Here’s the magic: Their positive payment history and low utilization get added to your credit report, boosting your score. It’s a legitimate, risk-free way to piggyback on established credit behavior. Some studies show this can add 20-30+ points to your score within months.
If you’re starting from a very low score, this combined with the other tactics can accelerate your recovery significantly.
7. Monitor Your Credit Report Monthly and Build Long-Term Habits
The final tactic isn’t flashy, but it’s essential: Make credit monitoring a monthly habit. Use free fintech apps (Paisabazaar, BankBazaar, Olyv) or check directly through CIBIL. Track your score, watch for new inquiries, and spot errors immediately.
This habit keeps you accountable and lets you course-correct if you slip. Seeing your score climb by 10-15 points monthly is powerful motivation to stick with disciplined behavior.
Timeline Expectations: When Will You See Real Results?
Let’s set realistic timelines:
In 30 Days: If your main issue is payment delays or high utilization, you could see 20-50 point improvement. Clearing small debts and correcting errors might show immediately.
In 60-90 Days: With consistent on-time payments and low utilization, expect 50-100 point improvement. Your payment history becomes more clearly positive.
In 3-6 Months: Moderate improvements (100-150 points) become visible if you’ve been disciplined with multiple tactics. This is when lenders notice the shift and start offering better rates.
In 6-12 Months: Major score recovery (150-250+ points) is realistic if you were dealing with serious defaults, but stayed consistent.

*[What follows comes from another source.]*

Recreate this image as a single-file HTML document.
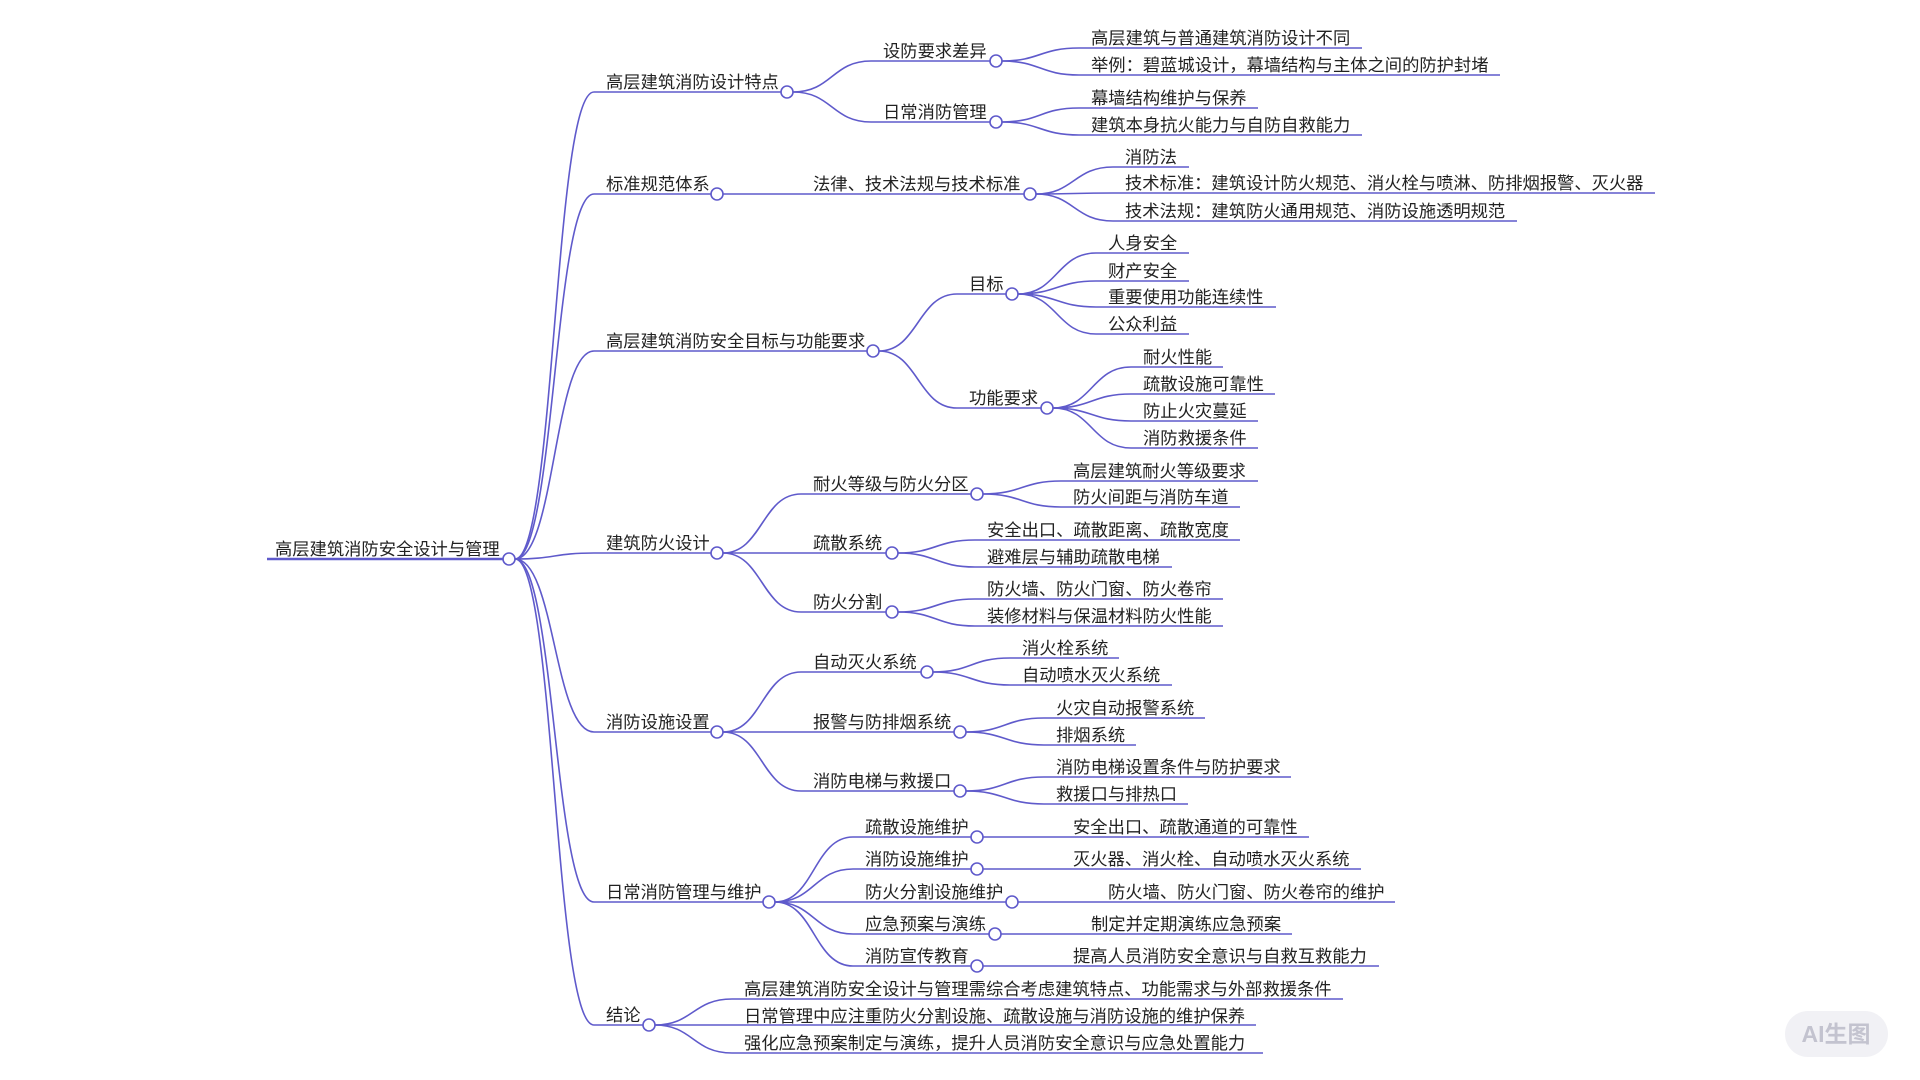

Common Mistakes That Sabotage Your 30-Day Plan
Before you start, know what NOT to do:
Closing old credit accounts: This sounds counterintuitive, but closing old cards reduces your average credit age and shrinks your total available credit, both of which lower your score. Keep old accounts open, even if unused.
Paying only the minimum due: Minimum payments keep you trapped in the debt cycle while your balance stays high, spiking your utilization. Pay as much as you can beyond the minimum.
Ignoring BNPL payments: Buy-now-pay-later platforms report to credit bureaus just like credit cards. Missing a BNPL payment damages your score the same way a missed credit card payment does.
Checking your score obsessively: Your own score checks are soft inquiries and don’t hurt. But checking multiple times across different bureaus in a day won’t change your score and just stresses you out. Check monthly, not daily.
Assuming low income means low scores: Your income doesn’t directly affect your CIBIL score. A high earner with missed payments has a worse score than a modest earner with perfect repayment. Behavior beats income.
Your 30-Day Action Checklist
Here’s your step-by-step roadmap:
✓ Days 1-2: Pull your free CIBIL report. Identify errors and begin disputes.
✓ Days 1-3: Set up auto-debit for all EMIs and credit card payments.
✓ Days 2-7: Pay down credit card balances to below 30% utilization. Request a credit limit increase if eligible.
✓ Days 3-10: Clear your smallest outstanding debts completely.
✓ Days 5-30: Avoid all new credit applications and hard inquiries.
✓ Days 7-30: Ask trusted contacts about becoming an authorized user.
✓ Day 30 onwards: Set monthly credit monitoring reminders and track progress.
Final Thoughts
Your CIBIL score isn’t carved in stone. It reflects your financial behavior over the last 24 months, and behavior can change starting today. The 30-day tactics outlined here—on-time payments, lower utilization, error disputes, small debt clearance, avoiding new credit, authorized user status, and consistent monitoring—work because they address the actual factors lenders care about.
You won’t jump from 600 to 750 in 30 days if you’re dealing with a foreclosure on your report. But if your issues are recent, behavioral, or administrative (errors), these seven tactics will move your score measurably and set you on the path to a financially healthier future.
Start today. Track your progress. And remember: every on-time payment, every rupee of debt cleared, and every error corrected is a step toward reclaiming your financial freedom.